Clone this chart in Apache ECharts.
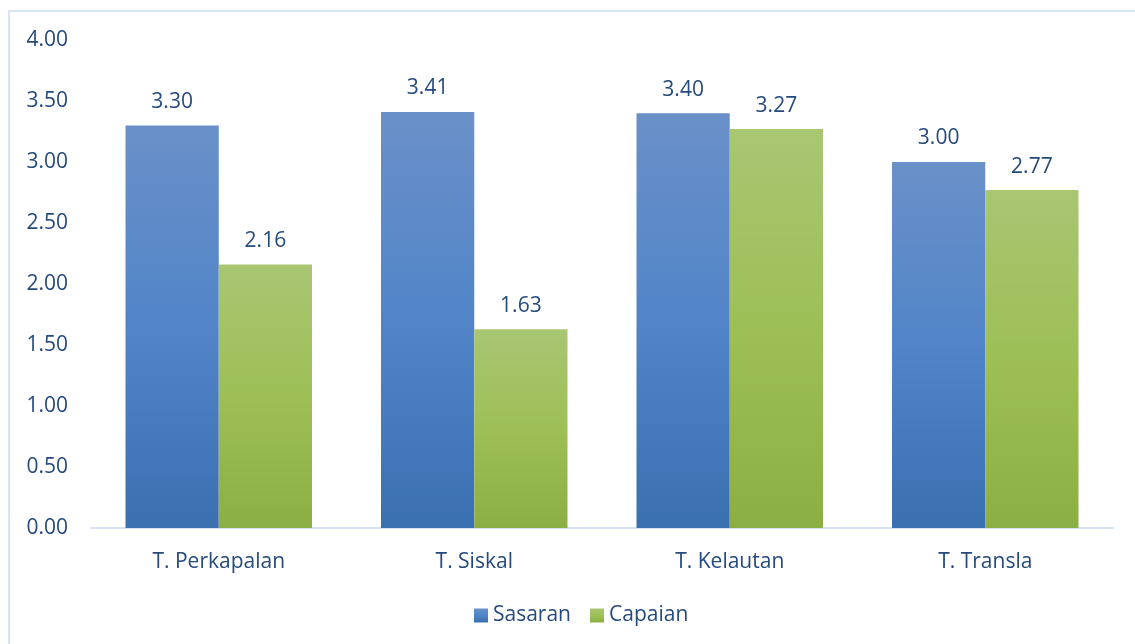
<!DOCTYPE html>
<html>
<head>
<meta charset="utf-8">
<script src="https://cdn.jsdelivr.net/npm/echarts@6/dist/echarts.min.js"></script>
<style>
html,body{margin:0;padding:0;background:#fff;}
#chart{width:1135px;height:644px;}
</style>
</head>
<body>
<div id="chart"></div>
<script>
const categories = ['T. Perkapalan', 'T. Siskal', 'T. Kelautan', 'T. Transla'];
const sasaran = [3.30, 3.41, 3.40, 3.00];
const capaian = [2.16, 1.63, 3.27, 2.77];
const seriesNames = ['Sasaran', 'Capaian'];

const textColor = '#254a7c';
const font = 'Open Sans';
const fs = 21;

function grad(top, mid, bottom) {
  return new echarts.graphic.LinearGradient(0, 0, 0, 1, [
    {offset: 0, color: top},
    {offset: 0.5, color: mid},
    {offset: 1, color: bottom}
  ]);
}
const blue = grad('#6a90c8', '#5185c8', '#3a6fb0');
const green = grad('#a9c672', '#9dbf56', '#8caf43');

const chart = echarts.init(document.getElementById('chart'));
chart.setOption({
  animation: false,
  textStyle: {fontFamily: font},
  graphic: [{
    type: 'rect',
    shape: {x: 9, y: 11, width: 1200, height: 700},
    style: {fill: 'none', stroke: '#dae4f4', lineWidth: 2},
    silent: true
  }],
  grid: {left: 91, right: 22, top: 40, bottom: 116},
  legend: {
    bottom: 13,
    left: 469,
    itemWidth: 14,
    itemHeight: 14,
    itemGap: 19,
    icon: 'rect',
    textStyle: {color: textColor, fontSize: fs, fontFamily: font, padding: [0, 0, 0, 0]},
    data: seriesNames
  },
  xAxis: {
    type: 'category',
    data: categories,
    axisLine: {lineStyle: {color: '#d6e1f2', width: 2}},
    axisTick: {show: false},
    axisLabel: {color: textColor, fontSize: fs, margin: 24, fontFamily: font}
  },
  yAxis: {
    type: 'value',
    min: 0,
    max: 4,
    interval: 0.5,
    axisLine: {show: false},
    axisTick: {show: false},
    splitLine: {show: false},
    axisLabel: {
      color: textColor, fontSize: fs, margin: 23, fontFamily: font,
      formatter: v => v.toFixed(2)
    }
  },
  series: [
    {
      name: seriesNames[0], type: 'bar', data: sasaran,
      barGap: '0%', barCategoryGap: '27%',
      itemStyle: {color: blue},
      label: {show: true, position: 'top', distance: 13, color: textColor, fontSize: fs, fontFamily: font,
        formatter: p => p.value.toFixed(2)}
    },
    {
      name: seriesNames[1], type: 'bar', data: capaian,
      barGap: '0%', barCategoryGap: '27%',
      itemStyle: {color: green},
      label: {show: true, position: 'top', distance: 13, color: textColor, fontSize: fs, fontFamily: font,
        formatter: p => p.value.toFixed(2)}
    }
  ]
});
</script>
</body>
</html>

********

Instructions to follow:
The lines from the top of the data above through the one holding "const green = grad('#a9c672', '#9dbf56', '#8caf43');" are to be repeated exactly, and only those, with no pictures.

Output for this exercise:
Clone this chart in Apache ECharts.
<!DOCTYPE html>
<html>
<head>
<meta charset="utf-8">
<script src="https://cdn.jsdelivr.net/npm/echarts@6/dist/echarts.min.js"></script>
<style>
html,body{margin:0;padding:0;background:#fff;}
#chart{width:1135px;height:644px;}
</style>
</head>
<body>
<div id="chart"></div>
<script>
const categories = ['T. Perkapalan', 'T. Siskal', 'T. Kelautan', 'T. Transla'];
const sasaran = [3.30, 3.41, 3.40, 3.00];
const capaian = [2.16, 1.63, 3.27, 2.77];
const seriesNames = ['Sasaran', 'Capaian'];

const textColor = '#254a7c';
const font = 'Open Sans';
const fs = 21;

function grad(top, mid, bottom) {
  return new echarts.graphic.LinearGradient(0, 0, 0, 1, [
    {offset: 0, color: top},
    {offset: 0.5, color: mid},
    {offset: 1, color: bottom}
  ]);
}
const blue = grad('#6a90c8', '#5185c8', '#3a6fb0');
const green = grad('#a9c672', '#9dbf56', '#8caf43');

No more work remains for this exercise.